I see that the docs refer to using logback in luminus as the logging provider but I dont see the dependency in the project, am I missing something or must I add it explicitly ?

yogthos12:09:01

@len it will try to wait, for tasks to finish when shutdown gracefully, e.g. not using something like kill -9. The logback dependency comes from Immutant, so it doesn’t have to be added explicitly.

sveri12:09:01

@len @yogthos I usually add every dependency, that I use (require) in my project explicitly in my project.clj file. Relying to indirect dependencies can lead to all kinds of problems.

yogthos12:09:38

I’ve actually rarely had problems with that, and that is the way you’re meant to use maven style dependencies

len12:09:45

Thanks @yogthos I discovered lein deps :tree

yogthos12:09:54

yeah I was just going to mention that

len12:09:14

I was including immutant scheduler and it also has a dep on logback so I excluded it for that dep, the exclusion seemed to be general though and excluded logback all together

len12:09:47

I started trying to get rid of some multplie SLF4J warnings 🙁

yogthos12:09:00

you shouldn’t have to add exclusions unless they conflict with something

len12:09:25

yeah I see that now

yogthos12:09:39

lein will typically do a good job resolving that for you, so you can stick to top level dependencies in most cases

yogthos12:09:00

I find when you get conflicts it’s usually when a library depends on an outdated version of another library that had an api change

len12:09:18

I have had that in plain java projects yes

sveri15:09:50

Indeed, it does not happen often that you run into problems with transitive dependencies, but it can and if it happens it might be hard to track down.
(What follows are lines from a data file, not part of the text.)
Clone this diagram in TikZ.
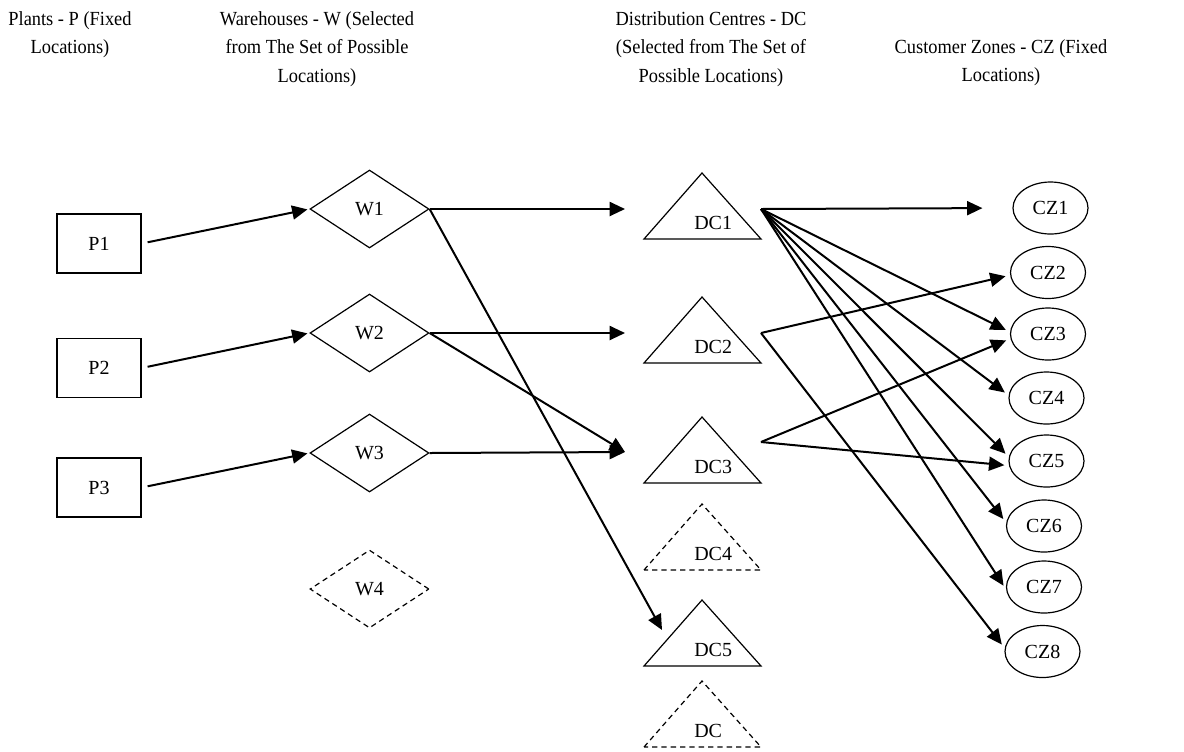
\documentclass[tikz,border=0pt]{standalone}
\usepackage{fontspec}
\setmainfont{Liberation Serif}
\newfontfamily\headfont[FakeStretch=0.92]{Liberation Serif}
\usetikzlibrary{arrows.meta,shapes.geometric}
\begin{document}
\begin{tikzpicture}[x=0.75pt,y=-0.75pt,
  every node/.style={font=\fontsize{15}{21.4}\selectfont},
  head/.style={align=center,anchor=north,inner sep=0pt,font=\headfont\fontsize{15}{21.4}\selectfont},
  plant/.style={draw,line width=1.1pt,minimum width=63pt,minimum height=44.25pt,inner sep=0pt},
  ware/.style={draw,diamond,aspect=1.53,line width=0.9pt,minimum width=89.25pt,minimum height=58.5pt,inner sep=0pt},
  zone/.style={draw,ellipse,line width=0.9pt,minimum width=56.25pt,minimum height=39pt,inner sep=0pt},
  tri/.style={line width=0.9pt,line join=miter},
  cand/.style={dash pattern=on 4pt off 3pt},
  dclabel/.style={anchor=west,inner sep=0pt},
  flow/.style={line width=1.5pt,-{Triangle[length=11.5pt,width=10.5pt]}},
  tozone/.style={flow,shorten >=3.5pt},
]
\useasboundingbox (0,0) rectangle (1184,751);

% column headings
\node[head] (hP)  at (70,11)   {Plants - P (Fixed\\Locations)};
\node[head] (hW)  at (317,11)  {Warehouses - W (Selected\\from The Set of Possible\\Locations)};
\node[head] (hDC) at (711,11)  {Distribution Centres - DC\\(Selected from The Set of\\Possible Locations)};
\node[head] (hCZ) at (1001,39) {Customer Zones - CZ (Fixed\\Locations)};

% plants
\node[plant] (P1) at (99,243.5) {P1};
\node[plant] (P2) at (99,368)   {P2};
\node[plant] (P3) at (99,487.5) {P3};

% warehouses
\node[ware] (W1) at (369.5,209) {W1};
\node[ware] (W2) at (369.5,333) {W2};
\node[ware] (W3) at (369.5,453) {W3};
\node[ware,cand] (W4) at (369.5,589) {W4};

% distribution centres (triangles, apex y given)
\foreach \n/\ay/\sty/\txt in {1/173/solid/DC1,2/297/solid/DC2,3/417/solid/DC3,4/504/cand/DC4,5/600/solid/DC5,6/681/cand/DC}{
  \draw[tri,\sty] (644,\ay+66) -- (702,\ay) -- (761,\ay+66) -- cycle;
  \node[dclabel] (DC\n) at (694,\ay+50) {\txt};
}

% connection points beside the triangles
\coordinate (dc1in)  at (625,209);
\coordinate (dc2in)  at (625,333);
\coordinate (dc3in)  at (625,452);
\coordinate (dc5in)  at (662,630);
\coordinate (dc1out) at (761,209);
\coordinate (dc2out) at (761,333);
\coordinate (dc3out) at (761,442);

% customer zones
\node[zone] (CZ1) at (1050.5,208)  {CZ1};
\node[zone] (CZ2) at (1048,272.5)  {CZ2};
\node[zone] (CZ3) at (1048,334)    {CZ3};
\node[zone] (CZ4) at (1046.5,398)  {CZ4};
\node[zone] (CZ5) at (1046.5,461)  {CZ5};
\node[zone] (CZ6) at (1044,526)    {CZ6};
\node[zone] (CZ7) at (1044,587)    {CZ7};
\node[zone] (CZ8) at (1042.5,651.5){CZ8};

% plants to warehouses
\foreach \i in {1,2,3}{
  \draw[flow,shorten <=4.5pt,shorten >=1.5pt] (P\i.east) -- (W\i.west);
}

% warehouses to distribution centres
\draw[flow] (W1.east) -- (dc1in);
\draw[flow] (W1.east) -- (dc5in);
\draw[flow] (W2.east) -- (dc2in);
\draw[flow] (W2.east) -- (dc3in);
\draw[flow] (W3.east) -- (dc3in);

% distribution centres to customer zones
\draw[flow,shorten >=22.5pt] (dc1out) -- (CZ1.west);
\draw[tozone] (dc1out) -- (CZ3.177);
\draw[tozone] (dc1out) -- (CZ4.176);
\draw[tozone] (dc1out) -- (CZ5.174);
\draw[tozone] (dc1out) -- (CZ6.175);
\draw[tozone] (dc1out) -- (CZ7.184);
\draw[tozone] (dc2out) -- (CZ2.184);
\draw[tozone] (dc2out) -- (CZ8.175);
\draw[tozone] (dc3out) -- (CZ3.187);
\draw[tozone] (dc3out) -- (CZ5.187);
\end{tikzpicture}
\end{document}
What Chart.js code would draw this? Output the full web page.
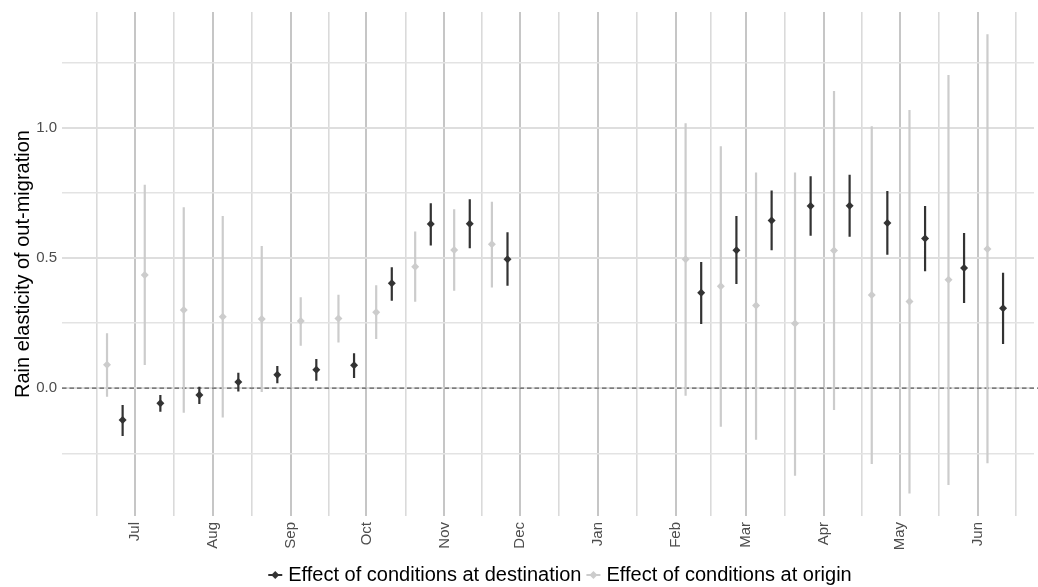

Imagine a logging dependency which is brought in by two different dependencies transitively. And imagine on your build system you have a different leiningen version running than on your dev / staging system which finally leads to resolving the logger to two different versions. The working one on your test system and the broken one (define broken yourself) on the production system and then some customer comes and wants to see the log for whatever legal reason and hups, just that day you introduced the bug by not explicitly adding dependencies. Yes, this is very rarely to happen, but this scenario and similar ones will happen. So the question for me is the effort / payoff question. The effort of declaring explicitly is very very low while the payoff is high. This is a low risk / high win situation where I am not even starting to think about doing it differently. Also, you have other gains like explicitly upgrading your dependency, being able to look at the project file and telling which libraries you are using. Especially which version you are using by taking one look.